- The Washington Times - Wednesday, February 15, 2017

Twitter’s attorneys told a federal judge Tuesday that the Justice Department is violating the company’s right to free speech by barring it from stating the specific number of surveillance requests it has received from the government.

Lawyers for the social networking service and Justice Department sounded off inside an Oakland courthouse Tuesday amid a years-long legal battle brought by Twitter in a bid to provide precise statistics regarding the number of national security letters its received.

National security letters, or NSLs, are FBI-issued mandates used to compel a company into surrendering data about its services or users. Investigators needn’t obtain a judge’s approval to issue an NSL, though, and they’re often served accompanied by gag-orders that prohibit recipients from disclosing details about the surveillance – including the specific amount of NSLs received and the number of users affected.

Currently NSL recipients are only allowed to disclose the number of orders they’ve received in bands of 1000, starting with 0-999. Twitter has taken aim at those supposed national security restrictions, however, and sued the Justice Department in 2014 in a bid “to report meaningful numbers” in the future.

“Even under the most generous First Amendment standard, there is nothing in there that it is a national security harm to say that we received 44 as opposed to 0 to 499,” Twitter attorney Lee Rubin said during Tuesday’s hearing, Ars Technica reported.

Nonetheless, Justice Department attorney Julia Berman told the court Tuesday that the executive assistant director of the FBI’s national security branch believes potential adversaries could benefit if NSL recipients publicized more precise details pertaining to the number of surveillance orders.

“Any specific number would be impossible to have a showing that that particular number would have harm to national security,” Berman said during the hearing.

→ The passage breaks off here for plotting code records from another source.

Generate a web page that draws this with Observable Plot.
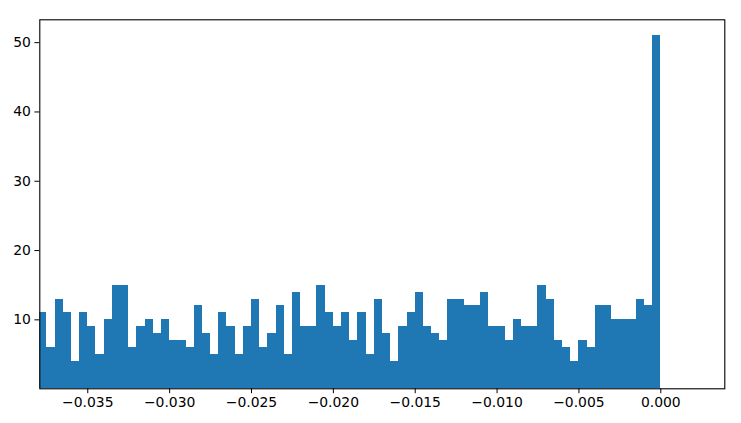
<!DOCTYPE html>
<html><head><meta charset="utf-8">
<script src="https://cdn.jsdelivr.net/npm/d3@7"></script>
<script src="https://cdn.jsdelivr.net/npm/@observablehq/plot@0.6"></script>
<style>body{margin:0;background:#fff}</style>
</head><body><div id="chart"></div>
<script>
const counts = [11,6,13,11,4,11,9,5,10,15,15,6,9,10,8,10,7,7,6,12,8,5,11,9,5,9,13,6,8,12,5,14,9,9,15,11,9,11,7,11,5,13,8,4,9,11,14,9,8,7,13,13,12,12,14,9,9,7,10,9,9,15,13,7,6,4,7,6,12,12,10,10,10,13,12,51];
const binStart = -0.038;
const binWidth = 0.0005;
const xTicks = [-0.035,-0.030,-0.025,-0.020,-0.015,-0.010,-0.005,0];
const yTicks = [10,20,30,40,50];
const xDomain = [-0.03793, 0.00391];
const yDomain = [0.05, 53.3];

const bins = counts.map((c,i)=>({x1: binStart + i*binWidth, x2: binStart + (i+1)*binWidth, y1: 0, count: c}));
const fmt = d => (d < 0 ? "\u2212" : "") + Math.abs(d).toFixed(3);

const chart = Plot.plot({
  width: 741, height: 423,
  marginLeft: 39.3, marginRight: 16.7, marginTop: 19.3, marginBottom: 34.7,
  style: {fontFamily: "DejaVu Sans", fontSize: "13.9px", background: "white", color: "black"},
  x: {domain: xDomain, ticks: xTicks, tickFormat: fmt, label: null, tickSize: 4.9, tickPadding: 3.5},
  y: {domain: yDomain, ticks: yTicks, label: null, tickSize: 4.9, tickPadding: 4},
  marks: [
    Plot.rect(bins, {x1: "x1", x2: "x2", y1: "y1", y2: "count", fill: "#1f77b4", shapeRendering: "crispEdges", clip: true}),
    Plot.frame({stroke: "black", strokeWidth: 1.1})
  ]
});
document.getElementById("chart").appendChild(chart);
</script>
</body></html>
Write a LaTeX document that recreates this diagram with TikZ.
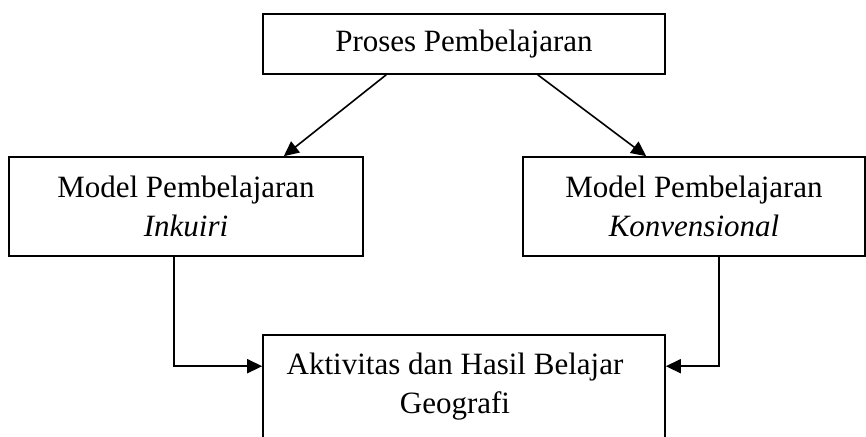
\documentclass[tikz,border=0pt]{standalone}
\usepackage{fontspec}
\setmainfont{Liberation Serif}
\usetikzlibrary{positioning,arrows.meta,calc}
\tikzset{
  kp/.style={font=\fontsize{31}{39}\selectfont, text=black},
  kpbox/.style={kp, draw=black, line width=1.6pt, align=center, inner sep=0pt},
  kparr/.style={-{Triangle[length=15pt,width=14pt]}, line width=1.6pt, draw=black},
}

\begin{document}
\begin{tikzpicture}[kp, x=1pt, y=1pt]
    \clip (0,0) rectangle (866,436);

    % Proses
    \node[kpbox, minimum width=402pt, minimum height=60pt] (proses) at (464,392) {Proses Pembelajaran};

    % Model pembelajaran
    \node[kpbox, minimum width=354pt, minimum height=99pt] (inkuiri) at (186,229.5) {Model Pembelajaran\\\textit{Inkuiri}};
    \node[kpbox, minimum width=342pt, minimum height=99pt] (konvensional) at (694,229.5) {Model Pembelajaran\\\textit{Konvensional}};

    % Hasil
    \node[kpbox, minimum width=402pt, minimum height=104pt,
      label={[kp, align=center, xshift=-9pt]center:Aktivitas dan Hasil Belajar\\Geografi}] (hasil) at (464,49) {};

    \draw[kparr] ($(proses.south west)+(124,0)$) -- ($(inkuiri.north east)+(-80,0)$);
    \draw[kparr] ($(proses.south east)+(-128,0)$) -- ($(konvensional.north west)+(124,0)$);

    \draw[kparr] ($(inkuiri.south)+(-12,0)$) |- ($(hasil.north west)+(0,-32)$);
    \draw[kparr] ($(konvensional.south)+(25,0)$) |- ($(hasil.north east)+(0,-32)$);
\end{tikzpicture}
\end{document}
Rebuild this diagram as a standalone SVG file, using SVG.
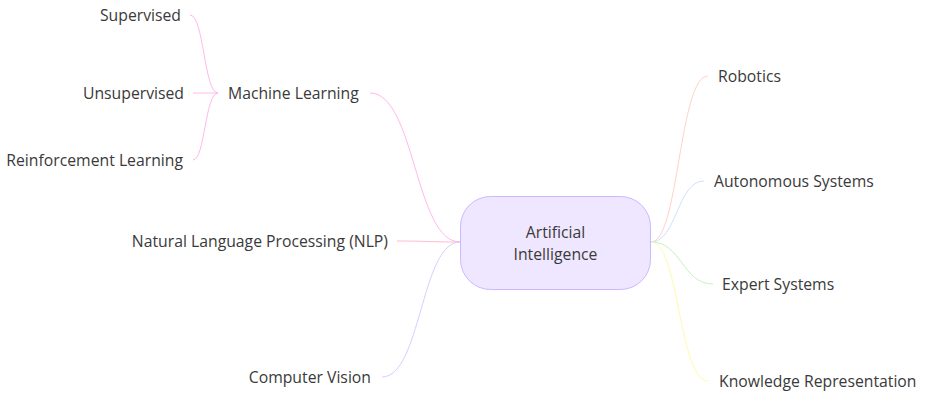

The case is currently being considered in U.S. District Court for the Norther District of California by U.S. District Judge Yvonne Gonzalez Rogers. If she refuses the government’s request for summary judgement, Twitter could soon be granted discovery and given access to Justice Department information showing how the government decided NSL recipients should only disclose details in bands of 1000, Ars reported.

Overall the FBI authorizes an average of roughly 60 NSLs per day, the White House said in 2013, according to the Electronic Frontier Foundation, a California-based digital rights group.